The agreements call for the developer to pay for $550 million in upfront infrastructure costs, with the city repaying the note as TIF revenue is generated from the development. The ordinances permit subsidies of up to $700 million in diverted property taxes with an additional $400 million in funding possible.
The ordinances for both TIF districts permit the city to issue “notes” to developers for upfront financing and to eventually issue general obligation TIF bonds or special service area bonds.
PROS AND CONS
Critics argue that the projects don’t deserve the size of subsidies the city is providing given that both are located on the edge of prosperous neighborhoods. They contend the areas fall short of meeting the blighted label associated with TIF and that both could attract development without the public support.
“We have to wait 23 years … 23 years before we’ll see property taxes flowing in,” Alderman Scott Waguespack said referencing the TIFs’ life, during which higher property taxes are set aside.

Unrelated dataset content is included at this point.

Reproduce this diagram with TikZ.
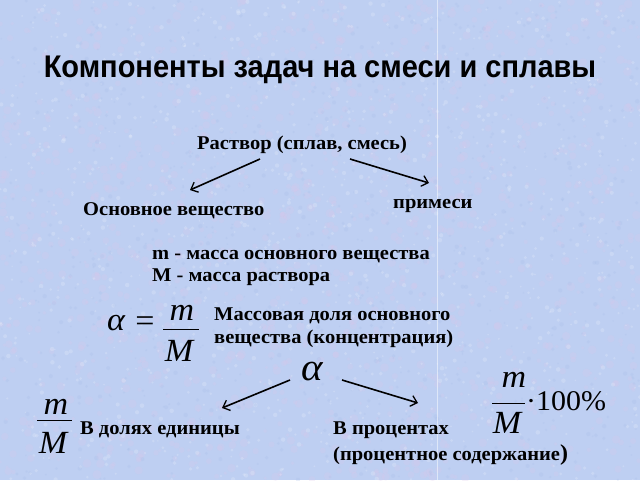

He voted against both.
He also slammed the lack of transparency and accountability, saying “lies” and “deception” marked the planning process.
Alderman Michele Smith, another "no" vote, raised concerns over the lack of information on potential borrowing.
“We have yet to see who will pay for the schools, the library and police this mega development will require,” Smith said of Lincoln Yards. “Many believe it is wrong to tie up billions of dollars of public dollars in a single project for decades when we have a financial reckoning ahead.”
Proponents argue that the infrastructure improvements are sorely needed along with the new temporary and permanent jobs created by both. Each will also result in spillover of development that adds to the tax base even as the TIF district tax revenue is diverted for 23 years, the say.
“People will thank us 20 years into the future for the decision we are making today. It benefits our city and it brings about the reality we all talked about, more jobs, more economic benefit, more affordable housing, it is the right thing to do,” said Hopkins.